## start

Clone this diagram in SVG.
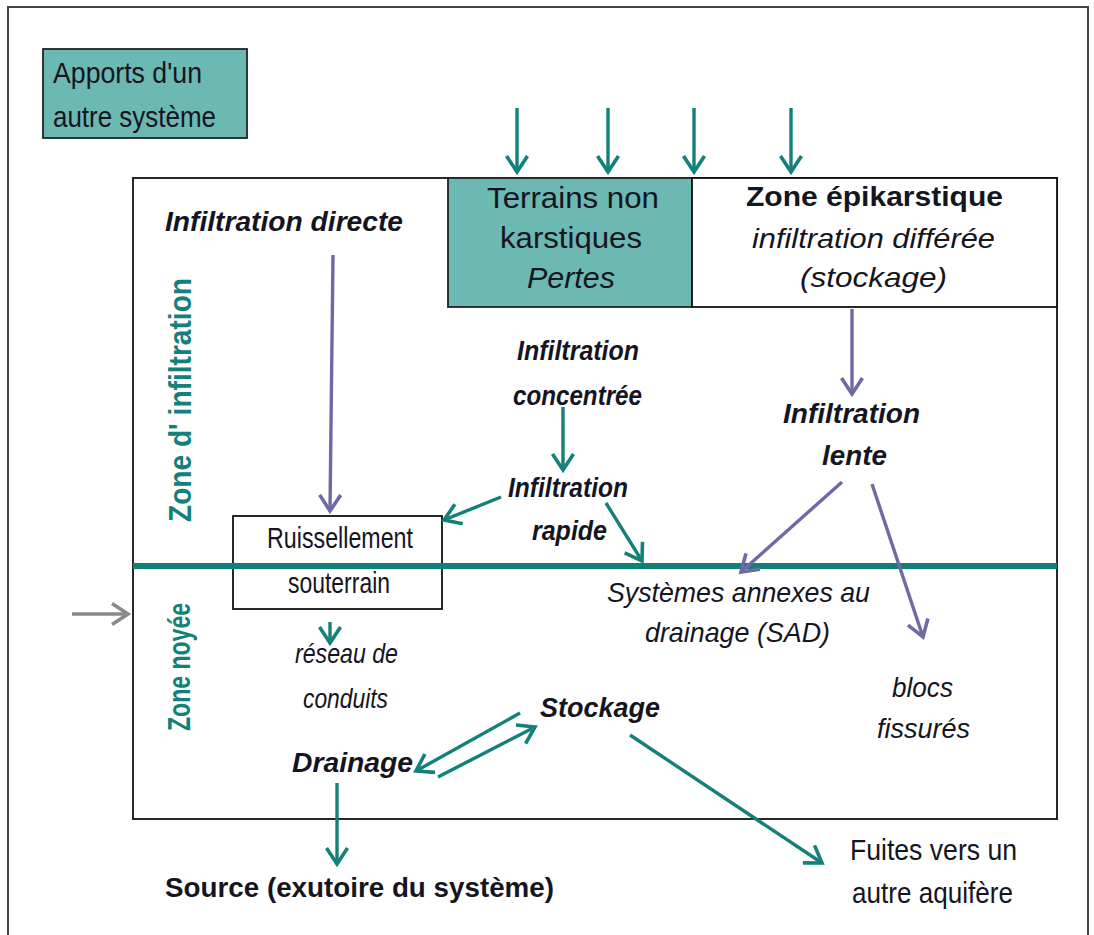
<svg xmlns="http://www.w3.org/2000/svg" width="1094" height="935" viewBox="0 0 1094 935">
<defs>
<marker id="ht" viewBox="0 0 24 24" markerWidth="24" markerHeight="24" refX="19" refY="12" orient="auto" markerUnits="userSpaceOnUse"><path d="M3,1.5 L19,12 L3,22.5" fill="none" stroke="#14807a" stroke-width="3.6"/></marker>
<marker id="hp" viewBox="0 0 24 24" markerWidth="24" markerHeight="24" refX="19" refY="12" orient="auto" markerUnits="userSpaceOnUse"><path d="M3,1.5 L19,12 L3,22.5" fill="none" stroke="#6e6aa6" stroke-width="3.6"/></marker>
<marker id="hg" viewBox="0 0 24 24" markerWidth="24" markerHeight="24" refX="19" refY="12" orient="auto" markerUnits="userSpaceOnUse"><path d="M3,1.5 L19,12 L3,22.5" fill="none" stroke="#8a8a8a" stroke-width="3.6"/></marker>
</defs>
<style>
text{font-family:"Liberation Sans",Arial,sans-serif;fill:#15151f}
.r{font-size:30px}
.i{font-size:28px;font-style:italic}
.bi{font-size:28px;font-style:italic;font-weight:bold}
.b{font-size:27px;font-weight:bold}
.z{font-size:32px;font-weight:bold;fill:#14807a}
.box{fill:#fff;stroke:#111;stroke-width:1.8}
.tbox{fill:#6cb8b3;stroke:#222;stroke-width:1.8}
.t{stroke:#14807a;stroke-width:3.4;fill:none;marker-end:url(#ht)}
.p{stroke:#6e6aa6;stroke-width:3.4;fill:none;marker-end:url(#hp)}
.g{stroke:#8a8a8a;stroke-width:3.4;fill:none;marker-end:url(#hg)}
</style>
<rect width="1094" height="935" fill="#fff"/>
<path d="M8,945 V7 H1088 V945" fill="none" stroke="#444" stroke-width="2"/>

<g id="main-frame">
<rect class="box" x="133" y="178" width="924" height="641"/>
</g>

<g id="apports">
<rect class="tbox" x="43" y="49" width="204" height="89"/>
<text class="r" x="53" y="83" textLength="149" lengthAdjust="spacingAndGlyphs">Apports d'un</text>
<text class="r" x="53" y="127" textLength="163" lengthAdjust="spacingAndGlyphs">autre système</text>
</g>

<g id="terrains">
<rect class="tbox" x="448" y="178" width="244" height="129"/>
<text class="r" x="487" y="208" textLength="172" lengthAdjust="spacingAndGlyphs">Terrains non</text>
<text class="r" x="500" y="248" textLength="142" lengthAdjust="spacingAndGlyphs">karstiques</text>
<text class="r" x="527" y="288" font-style="italic" textLength="88" lengthAdjust="spacingAndGlyphs">Pertes</text>
</g>

<g id="epikarst">
<rect class="box" x="692" y="178" width="365" height="129"/>
<text class="b" x="746" y="206" textLength="257" lengthAdjust="spacingAndGlyphs">Zone épikarstique</text>
<text class="i" x="752" y="248" textLength="243" lengthAdjust="spacingAndGlyphs">infiltration différée</text>
<text class="i" x="800" y="287" textLength="147" lengthAdjust="spacingAndGlyphs">(stockage)</text>
</g>

<g id="zone-labels">
<text class="z" transform="translate(191,522) rotate(-90)" textLength="244" lengthAdjust="spacingAndGlyphs">Zone d' infiltration</text>
<text class="z" transform="translate(190,731) rotate(-90)" textLength="128" lengthAdjust="spacingAndGlyphs">Zone noyée</text>
</g>

<g id="infiltration-directe">
<text class="bi" x="165" y="231" textLength="238" lengthAdjust="spacingAndGlyphs">Infiltration directe</text>
</g>

<g id="infiltration-concentree">
<text class="bi" x="517" y="360" textLength="122" lengthAdjust="spacingAndGlyphs">Infiltration</text>
<text class="bi" x="513" y="405" textLength="129" lengthAdjust="spacingAndGlyphs">concentrée</text>
</g>

<g id="infiltration-rapide">
<text class="bi" x="508" y="497" textLength="120" lengthAdjust="spacingAndGlyphs">Infiltration</text>
<text class="bi" x="532" y="540" textLength="75" lengthAdjust="spacingAndGlyphs">rapide</text>
</g>

<g id="infiltration-lente">
<text class="bi" x="783" y="423" textLength="137" lengthAdjust="spacingAndGlyphs">Infiltration</text>
<text class="bi" x="822" y="465" textLength="65" lengthAdjust="spacingAndGlyphs">lente</text>
</g>

<g id="ruissellement">
<rect class="box" x="233" y="516" width="209" height="93"/>
<text class="r" x="267" y="548" textLength="146" lengthAdjust="spacingAndGlyphs">Ruissellement</text>
<text class="r" x="288" y="593" textLength="102" lengthAdjust="spacingAndGlyphs">souterrain</text>
</g>

<g id="sad">
<text class="i" x="607" y="602" textLength="263" lengthAdjust="spacingAndGlyphs">Systèmes annexes au</text>
<text class="i" x="645" y="642" textLength="185" lengthAdjust="spacingAndGlyphs">drainage (SAD)</text>
</g>

<g id="reseau">
<text class="i" x="295" y="663" textLength="103" lengthAdjust="spacingAndGlyphs">réseau de</text>
<text class="i" x="303" y="708" textLength="85" lengthAdjust="spacingAndGlyphs">conduits</text>
</g>

<g id="blocs">
<text class="i" x="892" y="697" textLength="61" lengthAdjust="spacingAndGlyphs">blocs</text>
<text class="i" x="877" y="738" textLength="93" lengthAdjust="spacingAndGlyphs">fissurés</text>
</g>

<g id="stockage">
<text class="bi" x="540" y="717" textLength="120" lengthAdjust="spacingAndGlyphs">Stockage</text>
</g>

<g id="drainage">
<text class="bi" x="292" y="772" textLength="121" lengthAdjust="spacingAndGlyphs">Drainage</text>
</g>

<g id="source">
<text class="b" x="165" y="897" font-size="28" textLength="389" lengthAdjust="spacingAndGlyphs">Source (exutoire du système)</text>
</g>

<g id="fuites">
<text class="r" x="850" y="860" textLength="167" lengthAdjust="spacingAndGlyphs">Fuites vers un</text>
<text class="r" x="852" y="903" textLength="161" lengthAdjust="spacingAndGlyphs">autre aquifère</text>
</g>

<g id="connectors">
<line x1="133" y1="566" x2="1057" y2="566" stroke="#0f7f78" stroke-width="6"/>
<path class="t" d="M517,108 V172"/>
<path class="t" d="M608,108 V172"/>
<path class="t" d="M694,108 V172"/>
<path class="t" d="M791,108 V172"/>
<path class="p" d="M333,255 L330,511"/>
<path class="p" d="M852,309 V394"/>
<path class="t" d="M563,407 V470"/>
<path class="t" d="M501,497 L444,520"/>
<path class="t" d="M606,503 L642,561"/>
<path class="p" d="M842,482 L741,572"/>
<path class="p" d="M872,484 L923,637"/>
<path class="g" d="M72,614 H128"/>
<path class="t" d="M330,622 V643"/>
<path class="t" d="M520,713 L416,771"/>
<path class="t" d="M438,777 L535,727"/>
<path class="t" d="M337,783 V864"/>
<path class="t" d="M630,735 L822,863"/>
</g>
</svg>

## end

What the exercise asks:
Output each line exactly; omit every picture.

Complete answer:
Clone this diagram in SVG.
<svg xmlns="http://www.w3.org/2000/svg" width="1094" height="935" viewBox="0 0 1094 935">
<defs>
<marker id="ht" viewBox="0 0 24 24" markerWidth="24" markerHeight="24" refX="19" refY="12" orient="auto" markerUnits="userSpaceOnUse"><path d="M3,1.5 L19,12 L3,22.5" fill="none" stroke="#14807a" stroke-width="3.6"/></marker>
<marker id="hp" viewBox="0 0 24 24" markerWidth="24" markerHeight="24" refX="19" refY="12" orient="auto" markerUnits="userSpaceOnUse"><path d="M3,1.5 L19,12 L3,22.5" fill="none" stroke="#6e6aa6" stroke-width="3.6"/></marker>
<marker id="hg" viewBox="0 0 24 24" markerWidth="24" markerHeight="24" refX="19" refY="12" orient="auto" markerUnits="userSpaceOnUse"><path d="M3,1.5 L19,12 L3,22.5" fill="none" stroke="#8a8a8a" stroke-width="3.6"/></marker>
</defs>
<style>
text{font-family:"Liberation Sans",Arial,sans-serif;fill:#15151f}
.r{font-size:30px}
.i{font-size:28px;font-style:italic}
.bi{font-size:28px;font-style:italic;font-weight:bold}
.b{font-size:27px;font-weight:bold}
.z{font-size:32px;font-weight:bold;fill:#14807a}
.box{fill:#fff;stroke:#111;stroke-width:1.8}
.tbox{fill:#6cb8b3;stroke:#222;stroke-width:1.8}
.t{stroke:#14807a;stroke-width:3.4;fill:none;marker-end:url(#ht)}
.p{stroke:#6e6aa6;stroke-width:3.4;fill:none;marker-end:url(#hp)}
.g{stroke:#8a8a8a;stroke-width:3.4;fill:none;marker-end:url(#hg)}
</style>
<rect width="1094" height="935" fill="#fff"/>
<path d="M8,945 V7 H1088 V945" fill="none" stroke="#444" stroke-width="2"/>

<g id="main-frame">
<rect class="box" x="133" y="178" width="924" height="641"/>
</g>

<g id="apports">
<rect class="tbox" x="43" y="49" width="204" height="89"/>
<text class="r" x="53" y="83" textLength="149" lengthAdjust="spacingAndGlyphs">Apports d'un</text>
<text class="r" x="53" y="127" textLength="163" lengthAdjust="spacingAndGlyphs">autre système</text>
</g>

<g id="terrains">
<rect class="tbox" x="448" y="178" width="244" height="129"/>
<text class="r" x="487" y="208" textLength="172" lengthAdjust="spacingAndGlyphs">Terrains non</text>
<text class="r" x="500" y="248" textLength="142" lengthAdjust="spacingAndGlyphs">karstiques</text>
<text class="r" x="527" y="288" font-style="italic" textLength="88" lengthAdjust="spacingAndGlyphs">Pertes</text>
</g>

<g id="epikarst">
<rect class="box" x="692" y="178" width="365" height="129"/>
<text class="b" x="746" y="206" textLength="257" lengthAdjust="spacingAndGlyphs">Zone épikarstique</text>
<text class="i" x="752" y="248" textLength="243" lengthAdjust="spacingAndGlyphs">infiltration différée</text>
<text class="i" x="800" y="287" textLength="147" lengthAdjust="spacingAndGlyphs">(stockage)</text>
</g>

<g id="zone-labels">
<text class="z" transform="translate(191,522) rotate(-90)" textLength="244" lengthAdjust="spacingAndGlyphs">Zone d' infiltration</text>
<text class="z" transform="translate(190,731) rotate(-90)" textLength="128" lengthAdjust="spacingAndGlyphs">Zone noyée</text>
</g>

<g id="infiltration-directe">
<text class="bi" x="165" y="231" textLength="238" lengthAdjust="spacingAndGlyphs">Infiltration directe</text>
</g>

<g id="infiltration-concentree">
<text class="bi" x="517" y="360" textLength="122" lengthAdjust="spacingAndGlyphs">Infiltration</text>
<text class="bi" x="513" y="405" textLength="129" lengthAdjust="spacingAndGlyphs">concentrée</text>
</g>

<g id="infiltration-rapide">
<text class="bi" x="508" y="497" textLength="120" lengthAdjust="spacingAndGlyphs">Infiltration</text>
<text class="bi" x="532" y="540" textLength="75" lengthAdjust="spacingAndGlyphs">rapide</text>
</g>

<g id="infiltration-lente">
<text class="bi" x="783" y="423" textLength="137" lengthAdjust="spacingAndGlyphs">Infiltration</text>
<text class="bi" x="822" y="465" textLength="65" lengthAdjust="spacingAndGlyphs">lente</text>
</g>

<g id="ruissellement">
<rect class="box" x="233" y="516" width="209" height="93"/>
<text class="r" x="267" y="548" textLength="146" lengthAdjust="spacingAndGlyphs">Ruissellement</text>
<text class="r" x="288" y="593" textLength="102" lengthAdjust="spacingAndGlyphs">souterrain</text>
</g>

<g id="sad">
<text class="i" x="607" y="602" textLength="263" lengthAdjust="spacingAndGlyphs">Systèmes annexes au</text>
<text class="i" x="645" y="642" textLength="185" lengthAdjust="spacingAndGlyphs">drainage (SAD)</text>
</g>

<g id="reseau">
<text class="i" x="295" y="663" textLength="103" lengthAdjust="spacingAndGlyphs">réseau de</text>
<text class="i" x="303" y="708" textLength="85" lengthAdjust="spacingAndGlyphs">conduits</text>
</g>

<g id="blocs">
<text class="i" x="892" y="697" textLength="61" lengthAdjust="spacingAndGlyphs">blocs</text>
<text class="i" x="877" y="738" textLength="93" lengthAdjust="spacingAndGlyphs">fissurés</text>
</g>

<g id="stockage">
<text class="bi" x="540" y="717" textLength="120" lengthAdjust="spacingAndGlyphs">Stockage</text>
</g>

<g id="drainage">
<text class="bi" x="292" y="772" textLength="121" lengthAdjust="spacingAndGlyphs">Drainage</text>
</g>

<g id="source">
<text class="b" x="165" y="897" font-size="28" textLength="389" lengthAdjust="spacingAndGlyphs">Source (exutoire du système)</text>
</g>

<g id="fuites">
<text class="r" x="850" y="860" textLength="167" lengthAdjust="spacingAndGlyphs">Fuites vers un</text>
<text class="r" x="852" y="903" textLength="161" lengthAdjust="spacingAndGlyphs">autre aquifère</text>
</g>

<g id="connectors">
<line x1="133" y1="566" x2="1057" y2="566" stroke="#0f7f78" stroke-width="6"/>
<path class="t" d="M517,108 V172"/>
<path class="t" d="M608,108 V172"/>
<path class="t" d="M694,108 V172"/>
<path class="t" d="M791,108 V172"/>
<path class="p" d="M333,255 L330,511"/>
<path class="p" d="M852,309 V394"/>
<path class="t" d="M563,407 V470"/>
<path class="t" d="M501,497 L444,520"/>
<path class="t" d="M606,503 L642,561"/>
<path class="p" d="M842,482 L741,572"/>
<path class="p" d="M872,484 L923,637"/>
<path class="g" d="M72,614 H128"/>
<path class="t" d="M330,622 V643"/>
<path class="t" d="M520,713 L416,771"/>
<path class="t" d="M438,777 L535,727"/>
<path class="t" d="M337,783 V864"/>
<path class="t" d="M630,735 L822,863"/>
</g>
</svg>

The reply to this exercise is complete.